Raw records
»»
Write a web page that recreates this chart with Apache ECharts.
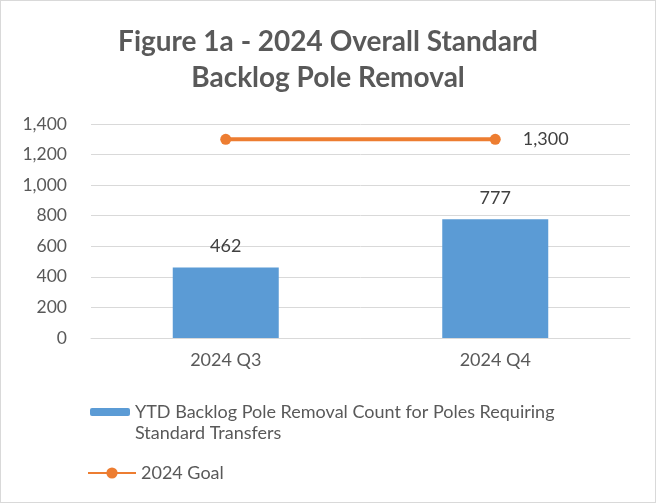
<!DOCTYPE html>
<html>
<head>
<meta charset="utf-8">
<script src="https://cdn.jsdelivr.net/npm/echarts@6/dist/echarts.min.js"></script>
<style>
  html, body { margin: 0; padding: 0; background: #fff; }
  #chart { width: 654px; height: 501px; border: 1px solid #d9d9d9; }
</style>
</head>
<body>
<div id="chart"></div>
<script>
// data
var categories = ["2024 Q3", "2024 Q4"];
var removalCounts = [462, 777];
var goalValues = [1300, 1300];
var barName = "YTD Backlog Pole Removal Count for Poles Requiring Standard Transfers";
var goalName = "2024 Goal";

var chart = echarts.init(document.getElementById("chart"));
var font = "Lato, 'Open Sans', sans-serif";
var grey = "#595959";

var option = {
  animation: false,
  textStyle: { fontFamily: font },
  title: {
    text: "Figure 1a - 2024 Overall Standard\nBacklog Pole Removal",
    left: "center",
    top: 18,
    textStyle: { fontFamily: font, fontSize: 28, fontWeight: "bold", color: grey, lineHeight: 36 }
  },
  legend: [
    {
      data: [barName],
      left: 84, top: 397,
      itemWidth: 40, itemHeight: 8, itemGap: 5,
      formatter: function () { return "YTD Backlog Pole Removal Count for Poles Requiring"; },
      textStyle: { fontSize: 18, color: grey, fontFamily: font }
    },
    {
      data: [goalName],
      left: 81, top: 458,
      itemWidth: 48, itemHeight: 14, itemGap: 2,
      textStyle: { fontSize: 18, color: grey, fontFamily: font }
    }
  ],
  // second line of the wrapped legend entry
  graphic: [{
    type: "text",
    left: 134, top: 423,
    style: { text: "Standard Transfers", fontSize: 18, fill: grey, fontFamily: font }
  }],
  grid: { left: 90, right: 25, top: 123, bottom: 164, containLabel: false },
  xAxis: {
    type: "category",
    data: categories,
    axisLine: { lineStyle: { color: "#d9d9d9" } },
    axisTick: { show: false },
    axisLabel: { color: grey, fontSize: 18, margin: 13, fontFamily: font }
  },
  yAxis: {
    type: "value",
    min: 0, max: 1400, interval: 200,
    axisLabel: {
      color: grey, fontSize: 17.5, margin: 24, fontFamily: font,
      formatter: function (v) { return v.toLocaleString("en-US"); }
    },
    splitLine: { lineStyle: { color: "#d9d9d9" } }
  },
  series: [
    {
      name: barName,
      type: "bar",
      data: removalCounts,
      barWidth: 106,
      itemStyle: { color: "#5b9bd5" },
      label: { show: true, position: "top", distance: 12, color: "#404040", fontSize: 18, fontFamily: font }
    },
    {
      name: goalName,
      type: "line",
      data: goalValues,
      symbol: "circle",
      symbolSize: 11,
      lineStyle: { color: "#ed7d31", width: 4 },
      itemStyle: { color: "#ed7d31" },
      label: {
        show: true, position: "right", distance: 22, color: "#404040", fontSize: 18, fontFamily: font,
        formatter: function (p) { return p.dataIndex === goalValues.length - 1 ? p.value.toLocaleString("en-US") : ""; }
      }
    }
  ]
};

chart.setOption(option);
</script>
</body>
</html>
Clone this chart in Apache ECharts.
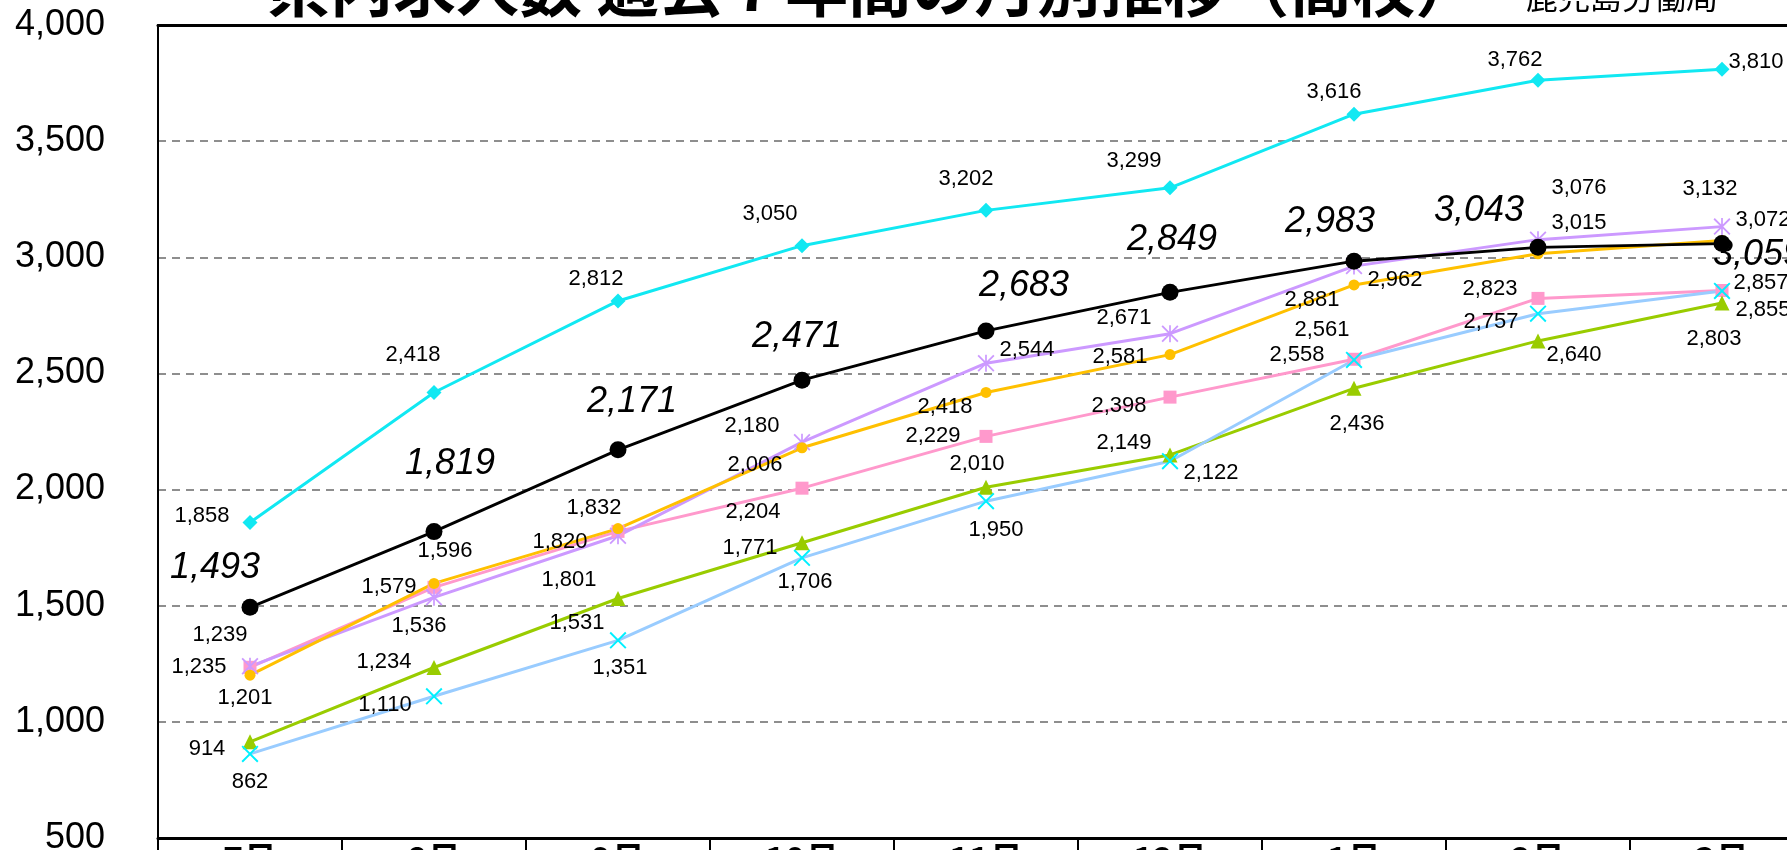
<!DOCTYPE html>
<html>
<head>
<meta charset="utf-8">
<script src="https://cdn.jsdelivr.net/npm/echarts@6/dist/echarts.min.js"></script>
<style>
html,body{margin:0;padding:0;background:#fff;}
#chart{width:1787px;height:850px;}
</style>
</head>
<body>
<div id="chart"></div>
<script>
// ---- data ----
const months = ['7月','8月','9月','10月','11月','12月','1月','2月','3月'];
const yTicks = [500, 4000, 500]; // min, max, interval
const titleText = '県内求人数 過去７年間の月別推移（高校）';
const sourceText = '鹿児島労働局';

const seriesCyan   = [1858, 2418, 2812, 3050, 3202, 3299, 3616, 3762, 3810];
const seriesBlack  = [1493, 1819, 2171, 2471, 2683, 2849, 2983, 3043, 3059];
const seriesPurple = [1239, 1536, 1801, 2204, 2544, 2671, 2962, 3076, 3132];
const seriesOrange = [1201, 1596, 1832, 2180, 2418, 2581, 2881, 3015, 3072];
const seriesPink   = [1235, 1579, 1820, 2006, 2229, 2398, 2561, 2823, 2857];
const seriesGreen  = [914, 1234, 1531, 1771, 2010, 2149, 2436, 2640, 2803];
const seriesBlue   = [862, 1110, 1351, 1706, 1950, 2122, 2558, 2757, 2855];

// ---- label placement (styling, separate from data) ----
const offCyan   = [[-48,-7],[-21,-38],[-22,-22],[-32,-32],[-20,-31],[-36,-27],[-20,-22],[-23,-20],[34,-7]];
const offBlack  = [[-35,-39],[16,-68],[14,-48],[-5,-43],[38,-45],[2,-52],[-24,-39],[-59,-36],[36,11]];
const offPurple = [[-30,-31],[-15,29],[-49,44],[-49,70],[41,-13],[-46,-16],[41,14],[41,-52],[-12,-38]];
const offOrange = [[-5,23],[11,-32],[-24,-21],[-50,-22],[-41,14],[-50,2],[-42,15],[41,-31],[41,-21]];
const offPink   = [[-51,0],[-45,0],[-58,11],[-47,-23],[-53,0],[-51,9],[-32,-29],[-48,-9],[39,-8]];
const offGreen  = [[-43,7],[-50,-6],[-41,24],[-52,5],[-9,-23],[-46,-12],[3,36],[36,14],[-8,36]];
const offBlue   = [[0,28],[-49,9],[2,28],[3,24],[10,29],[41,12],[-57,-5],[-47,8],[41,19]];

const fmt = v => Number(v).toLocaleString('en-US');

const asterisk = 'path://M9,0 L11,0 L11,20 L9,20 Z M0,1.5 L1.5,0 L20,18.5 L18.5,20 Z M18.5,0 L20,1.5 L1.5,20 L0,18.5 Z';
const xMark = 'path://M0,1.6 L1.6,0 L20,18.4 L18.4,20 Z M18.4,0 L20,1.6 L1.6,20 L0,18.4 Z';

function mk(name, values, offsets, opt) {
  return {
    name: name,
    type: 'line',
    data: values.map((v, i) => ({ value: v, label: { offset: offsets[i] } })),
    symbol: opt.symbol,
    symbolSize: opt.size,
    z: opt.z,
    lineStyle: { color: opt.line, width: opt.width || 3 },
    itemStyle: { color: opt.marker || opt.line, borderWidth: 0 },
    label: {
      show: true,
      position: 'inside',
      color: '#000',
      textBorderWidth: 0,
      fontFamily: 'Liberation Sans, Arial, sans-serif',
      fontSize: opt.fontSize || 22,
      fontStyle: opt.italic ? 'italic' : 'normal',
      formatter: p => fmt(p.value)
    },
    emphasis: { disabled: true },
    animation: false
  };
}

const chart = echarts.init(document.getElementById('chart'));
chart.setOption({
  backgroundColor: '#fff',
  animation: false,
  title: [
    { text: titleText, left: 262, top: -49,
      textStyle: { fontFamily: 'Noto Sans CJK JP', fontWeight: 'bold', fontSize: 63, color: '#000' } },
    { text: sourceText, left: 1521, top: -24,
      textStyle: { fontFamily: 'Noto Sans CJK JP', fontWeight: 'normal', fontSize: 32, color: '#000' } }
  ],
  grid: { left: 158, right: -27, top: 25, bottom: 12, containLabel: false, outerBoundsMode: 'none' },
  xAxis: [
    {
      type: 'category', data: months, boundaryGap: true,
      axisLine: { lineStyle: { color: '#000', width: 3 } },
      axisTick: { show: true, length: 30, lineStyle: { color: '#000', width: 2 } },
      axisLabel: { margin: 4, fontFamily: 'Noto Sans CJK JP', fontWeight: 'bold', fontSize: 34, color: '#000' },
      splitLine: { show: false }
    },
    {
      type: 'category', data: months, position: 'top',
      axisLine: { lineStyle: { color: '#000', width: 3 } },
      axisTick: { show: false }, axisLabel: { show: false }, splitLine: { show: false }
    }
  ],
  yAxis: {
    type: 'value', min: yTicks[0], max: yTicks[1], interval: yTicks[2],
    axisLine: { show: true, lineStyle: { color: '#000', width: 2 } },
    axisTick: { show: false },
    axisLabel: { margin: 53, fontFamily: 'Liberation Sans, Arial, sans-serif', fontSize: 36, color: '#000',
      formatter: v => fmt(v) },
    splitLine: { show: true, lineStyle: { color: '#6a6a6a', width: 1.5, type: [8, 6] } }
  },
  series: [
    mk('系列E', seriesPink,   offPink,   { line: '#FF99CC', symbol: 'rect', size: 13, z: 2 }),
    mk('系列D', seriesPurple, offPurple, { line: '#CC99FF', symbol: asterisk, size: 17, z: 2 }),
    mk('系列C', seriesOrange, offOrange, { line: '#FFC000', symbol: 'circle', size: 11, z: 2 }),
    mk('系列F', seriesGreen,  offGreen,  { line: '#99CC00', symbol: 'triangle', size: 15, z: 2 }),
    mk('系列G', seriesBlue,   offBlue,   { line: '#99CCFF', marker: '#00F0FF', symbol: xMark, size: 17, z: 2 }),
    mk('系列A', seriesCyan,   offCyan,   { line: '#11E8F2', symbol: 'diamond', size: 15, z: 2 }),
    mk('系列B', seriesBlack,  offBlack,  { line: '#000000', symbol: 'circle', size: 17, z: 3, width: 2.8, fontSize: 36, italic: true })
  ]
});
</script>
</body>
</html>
««
> **Exercise task**
Look above for the line with "Clone this chart in Apache ECharts." and copy exactly from it through the line with "const sourceText = '鹿児島労働局';", both included. Omit the pictures.

> **Task output**
Clone this chart in Apache ECharts.
<!DOCTYPE html>
<html>
<head>
<meta charset="utf-8">
<script src="https://cdn.jsdelivr.net/npm/echarts@6/dist/echarts.min.js"></script>
<style>
html,body{margin:0;padding:0;background:#fff;}
#chart{width:1787px;height:850px;}
</style>
</head>
<body>
<div id="chart"></div>
<script>
// ---- data ----
const months = ['7月','8月','9月','10月','11月','12月','1月','2月','3月'];
const yTicks = [500, 4000, 500]; // min, max, interval
const titleText = '県内求人数 過去７年間の月別推移（高校）';
const sourceText = '鹿児島労働局';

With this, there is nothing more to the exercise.